■ Set task
Find every line below that contains the word "code" and copy it out.

■ Dataset records
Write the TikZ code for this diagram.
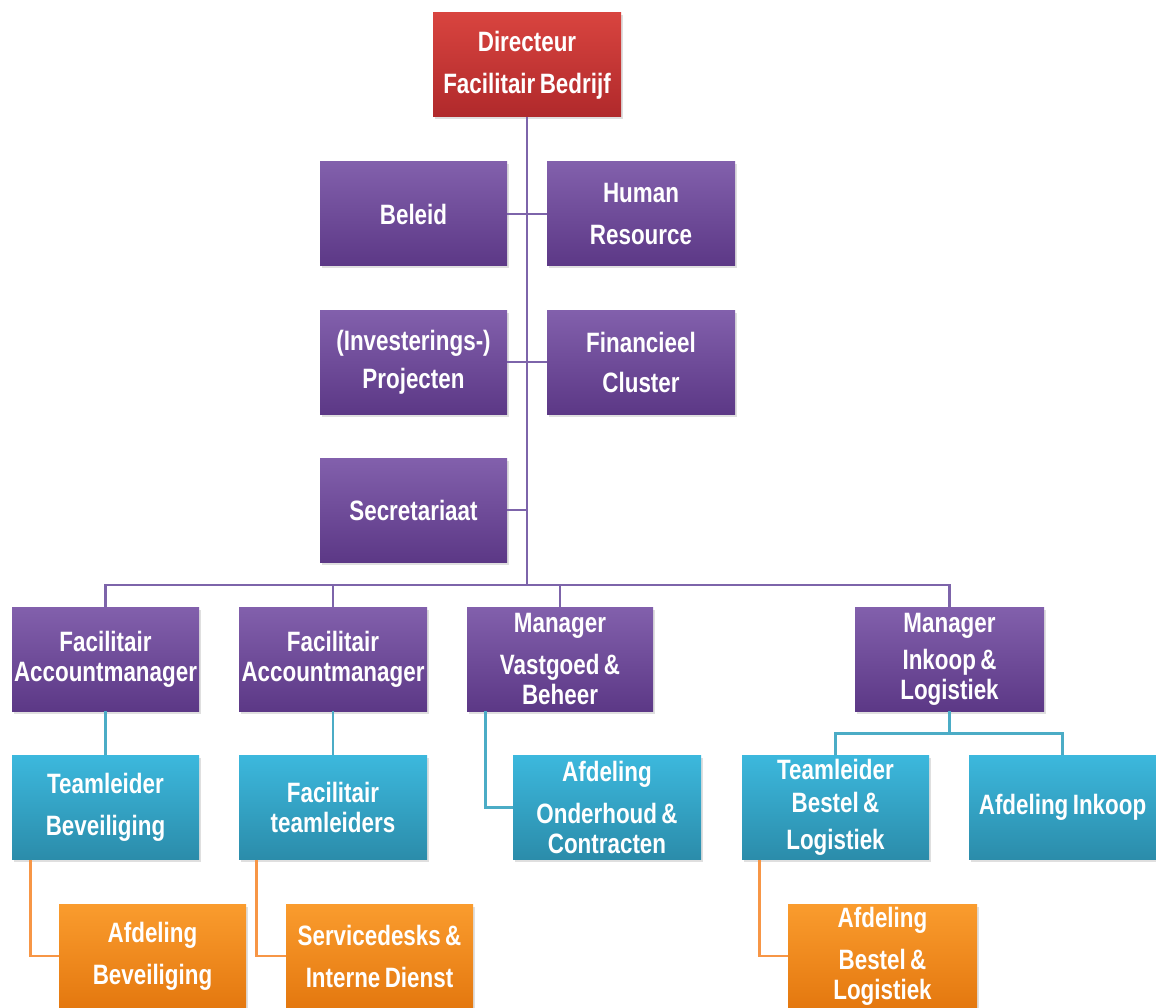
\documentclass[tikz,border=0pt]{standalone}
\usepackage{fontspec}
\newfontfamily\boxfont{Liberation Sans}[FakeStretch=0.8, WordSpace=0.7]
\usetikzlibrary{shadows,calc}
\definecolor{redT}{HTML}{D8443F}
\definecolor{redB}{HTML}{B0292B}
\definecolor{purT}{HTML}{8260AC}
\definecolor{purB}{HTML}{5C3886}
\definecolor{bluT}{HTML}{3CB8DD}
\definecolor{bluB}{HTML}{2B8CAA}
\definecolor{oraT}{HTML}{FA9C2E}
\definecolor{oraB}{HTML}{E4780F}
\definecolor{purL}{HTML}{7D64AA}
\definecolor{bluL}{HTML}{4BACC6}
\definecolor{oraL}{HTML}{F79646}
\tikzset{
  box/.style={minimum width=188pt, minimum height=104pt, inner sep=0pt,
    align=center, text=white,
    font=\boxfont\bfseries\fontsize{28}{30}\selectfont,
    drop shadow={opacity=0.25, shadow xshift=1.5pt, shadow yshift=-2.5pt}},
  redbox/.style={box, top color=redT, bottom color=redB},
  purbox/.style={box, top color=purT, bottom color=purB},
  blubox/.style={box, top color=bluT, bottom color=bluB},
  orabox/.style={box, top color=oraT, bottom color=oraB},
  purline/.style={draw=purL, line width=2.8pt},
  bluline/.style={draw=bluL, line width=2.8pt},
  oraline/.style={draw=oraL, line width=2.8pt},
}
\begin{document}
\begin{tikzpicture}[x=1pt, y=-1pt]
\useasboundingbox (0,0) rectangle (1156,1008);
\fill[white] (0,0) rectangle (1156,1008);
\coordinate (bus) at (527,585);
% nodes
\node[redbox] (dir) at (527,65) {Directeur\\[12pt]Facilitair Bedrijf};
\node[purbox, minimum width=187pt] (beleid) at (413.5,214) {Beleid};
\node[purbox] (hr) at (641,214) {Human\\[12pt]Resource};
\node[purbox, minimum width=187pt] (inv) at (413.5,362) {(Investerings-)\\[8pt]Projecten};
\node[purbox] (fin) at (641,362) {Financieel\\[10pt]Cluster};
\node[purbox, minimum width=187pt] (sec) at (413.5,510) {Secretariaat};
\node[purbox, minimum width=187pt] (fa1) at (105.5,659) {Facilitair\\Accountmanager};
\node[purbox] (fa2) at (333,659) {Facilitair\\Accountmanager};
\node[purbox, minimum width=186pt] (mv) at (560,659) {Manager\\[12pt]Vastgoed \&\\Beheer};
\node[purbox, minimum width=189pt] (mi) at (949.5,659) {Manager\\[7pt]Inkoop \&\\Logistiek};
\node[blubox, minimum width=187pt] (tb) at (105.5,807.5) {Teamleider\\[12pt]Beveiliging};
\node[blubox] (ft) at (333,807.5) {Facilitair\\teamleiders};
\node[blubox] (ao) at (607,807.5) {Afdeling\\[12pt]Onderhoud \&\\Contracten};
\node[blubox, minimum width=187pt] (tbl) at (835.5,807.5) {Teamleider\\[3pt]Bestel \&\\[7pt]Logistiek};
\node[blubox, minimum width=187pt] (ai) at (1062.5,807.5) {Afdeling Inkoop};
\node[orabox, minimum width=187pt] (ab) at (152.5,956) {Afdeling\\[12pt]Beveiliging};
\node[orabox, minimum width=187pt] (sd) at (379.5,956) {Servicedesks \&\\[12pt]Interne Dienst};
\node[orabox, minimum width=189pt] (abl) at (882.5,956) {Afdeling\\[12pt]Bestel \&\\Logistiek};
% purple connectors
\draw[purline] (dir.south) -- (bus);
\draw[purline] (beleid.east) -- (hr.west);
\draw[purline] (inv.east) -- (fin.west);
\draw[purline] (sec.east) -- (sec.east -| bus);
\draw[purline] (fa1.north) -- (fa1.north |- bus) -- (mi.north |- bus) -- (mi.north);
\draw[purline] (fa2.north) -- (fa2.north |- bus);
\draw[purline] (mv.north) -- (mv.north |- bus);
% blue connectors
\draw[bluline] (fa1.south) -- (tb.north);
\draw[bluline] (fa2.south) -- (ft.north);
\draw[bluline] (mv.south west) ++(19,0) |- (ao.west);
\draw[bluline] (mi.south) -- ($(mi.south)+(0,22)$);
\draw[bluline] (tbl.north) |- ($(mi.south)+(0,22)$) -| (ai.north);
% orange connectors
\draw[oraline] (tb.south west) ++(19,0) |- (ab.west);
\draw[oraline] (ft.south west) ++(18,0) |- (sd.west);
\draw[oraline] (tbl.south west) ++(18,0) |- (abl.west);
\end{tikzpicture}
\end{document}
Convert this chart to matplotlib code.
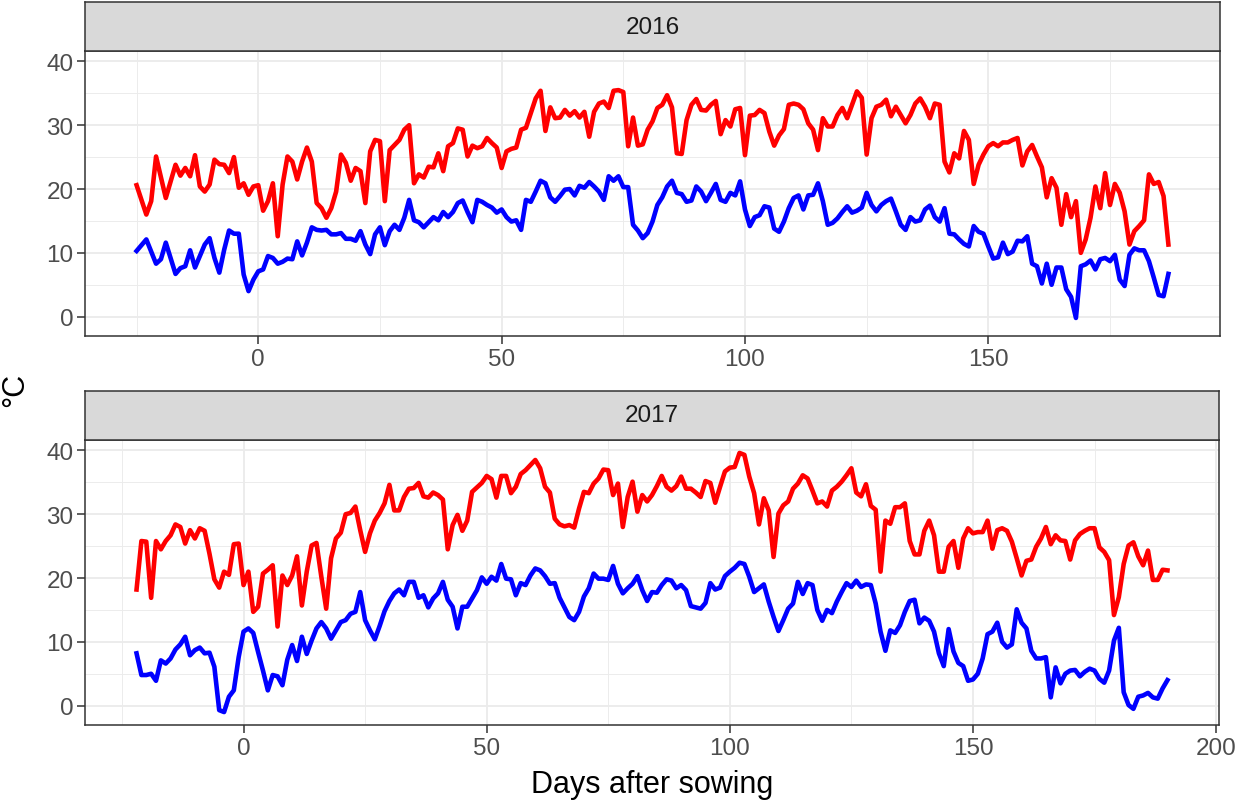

■ Answer to this problem
Write the TikZ code for this diagram.
Convert this chart to matplotlib code.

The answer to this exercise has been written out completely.